Thanks for your thoughts, Outoftheorg. It does seem we have like minds.
I remember the book "A Road Less Traveled." Scott Peck also wrote "People of the Lie," a book that helped me very much as I was on my way "out." He is a very fine author, humanitarian, helper. He has very keen insights inot the human condition. I like the quote of his that you shared here: "Life is difficult- period." Short, but oh how we could talk for HOURS about just those few words!
You said:
Gary Busselman pointed out that most victims of a cult came into the cult from a normal well based healthy family and when they left the cult they had to strip away the vernier personality laid over the healthy one by the cult and restore their personality. Well those of us who grew up from childhood in this cult do not have this healthy personality to go back to and rely on. So for a while I think our personality is a meld of the cult personality and the new one we are constructing from scratch...
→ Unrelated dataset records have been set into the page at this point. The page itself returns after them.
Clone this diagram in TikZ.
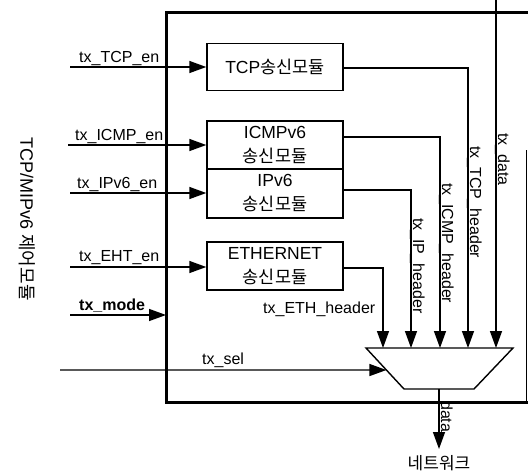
\documentclass[tikz,border=0pt]{standalone}
\usepackage{fontspec}
\setmainfont{Liberation Sans}
\newfontfamily\kr{Noto Sans CJK KR}
\usetikzlibrary{arrows.meta,calc}
\begin{document}
\begin{tikzpicture}[x=1pt,y=-1pt,
  wire/.style={line width=1.4pt},
  arr/.style={line width=1.4pt,-{Triangle[length=17pt,width=12pt]}},
  blk/.style={draw,line width=1.4pt,minimum width=136pt,inner sep=0pt,align=center,font=\fontsize{17.5}{24}\selectfont},
  lbl/.style={font=\fontsize{16}{18}\selectfont,inner sep=0pt,anchor=base west},
  vlbl/.style={lbl,rotate=-90,anchor=base west},
]
\useasboundingbox (0,0) rectangle (528,472);
\fill[white] (0,0) rectangle (528,472);
% main enclosure
\draw[line width=3pt] (528,12) -- (166,12) -- (166,402) -- (528,402);
\draw[line width=1pt] (526,150) -- (526,402);
% blocks
\node[blk,minimum height=47pt] (tcp) at (275,67) {TCP{\kr 송신모듈}};
\node[blk,minimum height=48pt] (icmp) at (275,145) {ICMPv6\\{\kr 송신모듈}};
\node[blk,minimum height=49pt] (ipv6) at (275,193.5) {IPv6\\{\kr 송신모듈}};
\node[blk,minimum height=48pt] (eth) at (275,266) {ETHERNET\\{\kr 송신모듈}};
% mux
\coordinate (m1) at (366,348);
\coordinate (m2) at (513,348);
\coordinate (m3) at (474,389);
\coordinate (m4) at (404,389);
\draw[wire] (m1) -- (m2) -- (m3) -- (m4) -- cycle;
\coordinate (mi1) at (383,348);
\coordinate (mi2) at (411,348);
\coordinate (mi3) at (440,348);
\coordinate (mi4) at (468,348);
\coordinate (mi5) at (496,348);
\coordinate (mo) at (439,389);
\coordinate (net) at (439,449);
% inputs
\coordinate (a1) at (70,67);
\coordinate (a2) at (68,145);
\coordinate (a3) at (70,193);
\coordinate (a4) at (70,267);
\coordinate (a5) at (70,315);
\coordinate (a6) at (60,370);
\coordinate (boxl) at (166,315);
\draw[arr] (a1) -- (tcp.west |- a1);
\draw[arr] (a2) -- (icmp.west |- a2);
\draw[arr] (a3) -- (ipv6.west |- a3);
\draw[arr] (a4) -- (eth.west |- a4);
\draw[arr] (a5) -- (boxl);
\draw[arr] (a6) -- ($(m1)!0.537!(m4)$);
\node[lbl] (l1) at (79,62) {tx\_TCP\_en};
\node[lbl] (l2) at (75,140) {tx\_ICMP\_en};
\node[lbl] (l3) at (77,188) {tx\_IPv6\_en};
\node[lbl] (l4) at (79,261) {tx\_EHT\_en};
\node[lbl,font=\fontsize{16}{18}\selectfont\bfseries] (l5) at (79,310) {tx\_mode};
\node[lbl] (l6) at (202,364) {tx\_sel};
% headers
\coordinate (c1) at (468,68);
\coordinate (c2) at (440,137);
\coordinate (c3) at (411,190);
\coordinate (c4) at (383,268);
\coordinate (d0) at (496,0);
\draw[arr] (tcp.east |- c1) -- (c1) -- (mi4);
\draw[arr] (icmp.east |- c2) -- (c2) -- (mi3);
\draw[arr] (ipv6.east |- c3) -- (c3) -- (mi2);
\draw[arr] (eth.east |- c4) -- (c4) -- (mi1);
\draw[arr] (d0) -- (mi5);
\draw[arr] (mo) -- (net);
\node[lbl] (l7) at (263,313) {tx\_ETH\_header};
\node[vlbl] (v1) at (498,133) {tx\_data};
\node[vlbl] (v2) at (470,146) {tx\_TCP\_header};
\node[vlbl] (v3) at (442,183) {tx\_ICMP\_header};
\node[vlbl] (v4) at (413,218) {tx\_IP\_header};
\node[vlbl] (v5) at (441,401) {data};
\node[font=\kr\fontsize{17}{20}\selectfont,inner sep=0pt] (nw) at (439,463) {네트워크};
\node[rotate=-90,font=\fontsize{18}{20}\selectfont,inner sep=0pt] (ctl) at (27,219) {TCP/MIPv6 {\kr 제어모듈}};
\end{tikzpicture}
\end{document}
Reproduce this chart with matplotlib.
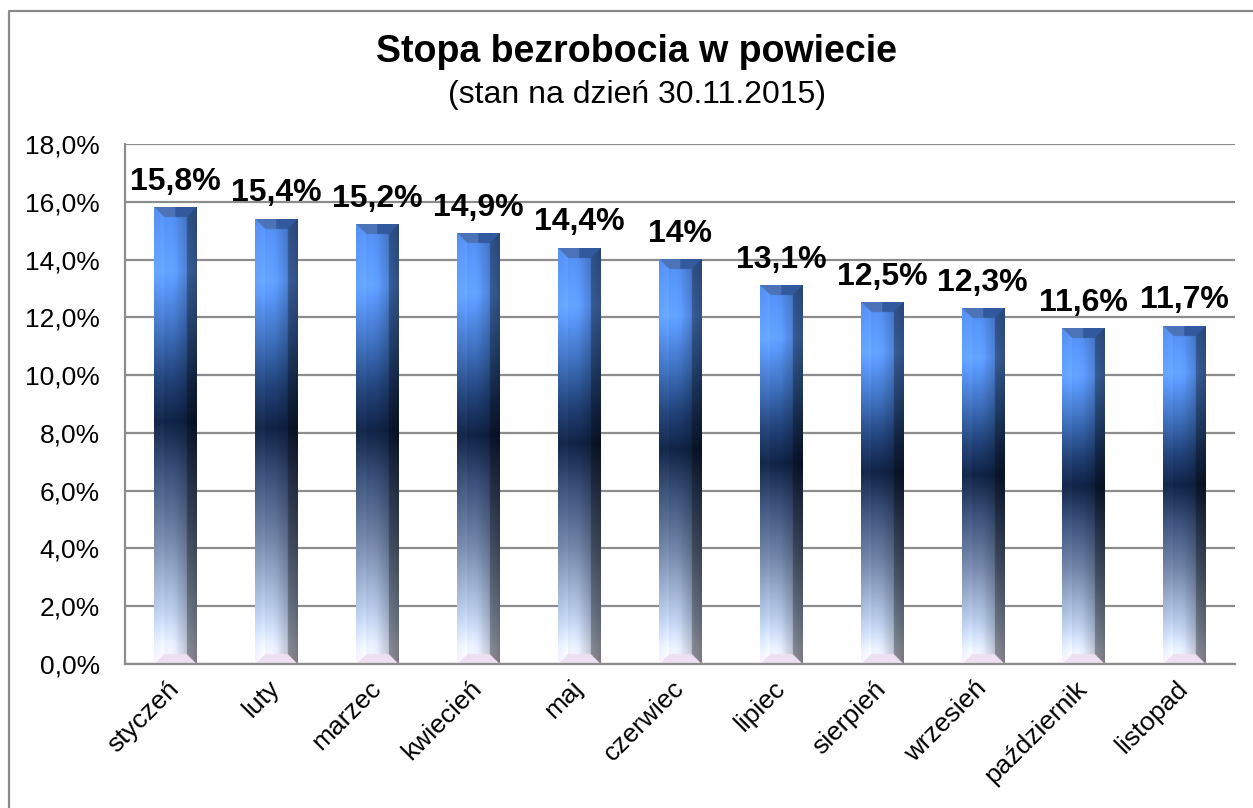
import matplotlib
matplotlib.use("Agg")
import matplotlib.pyplot as plt
import numpy as np
from matplotlib.lines import Line2D
from matplotlib.ticker import FuncFormatter, MultipleLocator

plt.rcParams['font.family'] = ['Liberation Sans', 'DejaVu Sans']

# --- data ---
months = ['styczeń', 'luty', 'marzec', 'kwiecień', 'maj', 'czerwiec',
          'lipiec', 'sierpień', 'wrzesień', 'październik', 'listopad']
rates = [15.8, 15.4, 15.2, 14.9, 14.4, 14.0, 13.1, 12.5, 12.3, 11.6, 11.7]

title = 'Stopa bezrobocia w powiecie'
subtitle = '(stan na dzień 30.11.2015)'

# --- layout (pixels) ---
FIG_W, FIG_H, DPI = 1253, 808, 100
AX_L, AX_R, AX_T, AX_B = 125, 1235, 144, 664
Y_MAX = 18.0
BAR_W = 0.42
BEVEL = 10
GRID = '#8c8c8c'

# vertical colour ramp of the bar face (t = 0 bottom, 1 top)
stops_t = [0.00, 0.04, 0.12, 0.28, 0.42, 0.53, 0.62, 0.72, 0.86, 1.00]
stops_c = np.array([
    (0.94, 0.89, 0.96),
    (0.86, 0.89, 0.96),
    (0.68, 0.75, 0.86),
    (0.42, 0.49, 0.62),
    (0.22, 0.30, 0.45),
    (0.06, 0.13, 0.26),
    (0.12, 0.24, 0.44),
    (0.22, 0.40, 0.68),
    (0.36, 0.60, 0.98),
    (0.30, 0.52, 0.88),
])


def ramp(t):
    return np.stack([np.interp(t, stops_t, stops_c[:, k]) for k in range(3)], axis=-1)


def bevel_bar(w, h, b, scale=2):
    W = max(int(round(w * scale)), 2)
    H = max(int(round(h * scale)), 2)
    b = b * scale
    X, Y = np.meshgrid(np.arange(W) + 0.5, np.arange(H) + 0.5)
    t = 1 - Y / H
    img = ramp(t)
    u = X / W
    shade = 1.0 + 0.08 * np.exp(-((u - 0.35) / 0.2) ** 2) - 0.25 * np.clip((u - 0.5) / 0.5, 0, 1)
    img = img * shade[..., None]

    d = np.stack([X, W - X, Y, H - Y])
    face = np.argmin(d, axis=0)
    edge = d.min(axis=0) < b
    left = edge & (face == 0)
    right = edge & (face == 1)
    top = edge & (face == 2)
    bottom = edge & (face == 3)

    img[left] = np.clip(img[left] * 1.04 + 0.02, 0, 1)
    img[right] = img[right] * 0.7
    topc = np.array([0.20, 0.35, 0.62]) + 0.10 * (u[..., None] < 0.5)
    img[top] = topc[top]
    img[bottom] = np.array([0.93, 0.88, 0.95])
    return np.clip(img, 0, 1)


fig = plt.figure(figsize=(FIG_W / DPI, FIG_H / DPI), dpi=DPI)
ax = fig.add_axes([AX_L / FIG_W, 1 - AX_B / FIG_H,
                   (AX_R - AX_L) / FIG_W, (AX_B - AX_T) / FIG_H])

n = len(rates)
px_per_x = (AX_R - AX_L) / n
px_per_y = (AX_B - AX_T) / Y_MAX

for i, v in enumerate(rates):
    img = bevel_bar(BAR_W * px_per_x, v * px_per_y, BEVEL)
    ax.imshow(img, extent=(i - BAR_W / 2, i + BAR_W / 2, 0, v),
              aspect='auto', interpolation='bilinear', zorder=2)
    lab = f"{v:g}".replace('.', ',') + '%'
    ax.text(i, v + 0.62, lab, ha='center', va='baseline',
            fontsize=23, fontweight='bold', zorder=3)

ax.set_xlim(-0.5, n - 0.5)
ax.set_ylim(0, Y_MAX)

# axes styling
ax.yaxis.set_major_locator(MultipleLocator(2))
ax.yaxis.set_major_formatter(FuncFormatter(lambda y, _: f"{y:.1f}".replace('.', ',') + '%'))
ax.grid(axis='y', color=GRID, linewidth=1.6)
ax.set_axisbelow(True)
for s in ['top', 'right']:
    ax.spines[s].set_visible(False)
for s in ['left', 'bottom']:
    ax.spines[s].set_color(GRID)
    ax.spines[s].set_linewidth(1.6)
ax.tick_params(axis='y', length=0, pad=18, labelsize=19)
ax.tick_params(axis='x', length=0, pad=15, labelsize=19)
ax.set_xticks(range(n))
ax.set_xticklabels(months, rotation=45, ha='right', va='center', rotation_mode='anchor')

fig.text(0.508, 1 - 52 / FIG_H, title, ha='center', va='center',
         fontsize=27, fontweight='bold')
fig.text(0.508, 1 - 95 / FIG_H, subtitle, ha='center', va='center', fontsize=23)

# outer chart frame (only left and top edges visible)
fig.add_artist(Line2D([9 / FIG_W, 9 / FIG_W, 1], [0, 1 - 11 / FIG_H, 1 - 11 / FIG_H],
                      transform=fig.transFigure, color='#8a8a8a', linewidth=1.6))

fig.savefig('out.png', dpi=DPI)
You know, *THAT* is a profound statement, a thought that had NEVER occurred to me. Folks like me and you have to figure out -- often alone -- what a "normal" personality is, and it takes time. Sometimes years (if we *ever* figure it out at all).
I don't know about your situation, but most of us raised in the truth have parents who are still hard-core Be-LEEE-Vers. Sad to say, they have invested so much time, heart and soul into the religion that they have no choice but to stick with it now at this stage of their lives. So, expecting help from them in our journey to normalcy is a cry in the dark. If anything, they are hoping, praying, persuading us to return to their realm of stark abnormalcy, otherwise known (to them) as The Truth(tm). My god! No way in hell I'm doing *that*! Gotta be a true pioneer and find my own way through the wilderness.
You said:
One of the things I am still working on is the black and white view of people and situations. The all or nothing type of thought. I am now accepting that people that are not too good in my eyes are also not too bad. That even the person that I might have totally rejected as bad when in the cult does show some very kind and loveable traits but just has some problems. Who of us do not have some problems.
On
JW.com, I've mentioned this before. HBO has a show called Taxicab Confessions. Ever seen it? Real people, caught being real. I guess it's sorta like a (sometimes) R rated version of Candid Camera.
Imo, it is excellent TV since it shows "us" as we really are. I used to cringe at some of the things they talked about, but now... I just see it as people -- usually on their own -- who are trying to find their way. Like me.
Sure, sometimes they (and people in my own family) say and do things I wouldn't do, but then so do *I*. I say/do things *they* wouldn't say or do. I realized a while ago that I don't hold any of the high moral ground (who does?) or that everyone needs to see life from my point of view. Without meaning to, the JWs taught me the fallacy of that way of thinking.
Point is... people are people, and since getting rid of those cheap, dime-store glasses my mother gave me when I was five, I've found that there are good and decent people all around me. It takes hard and honest work, but the end result is very rewarding. It frees you up from so much of the bullshit we lived under for soooo long.
Good talking to *you*, Out. My email is open. Whenever.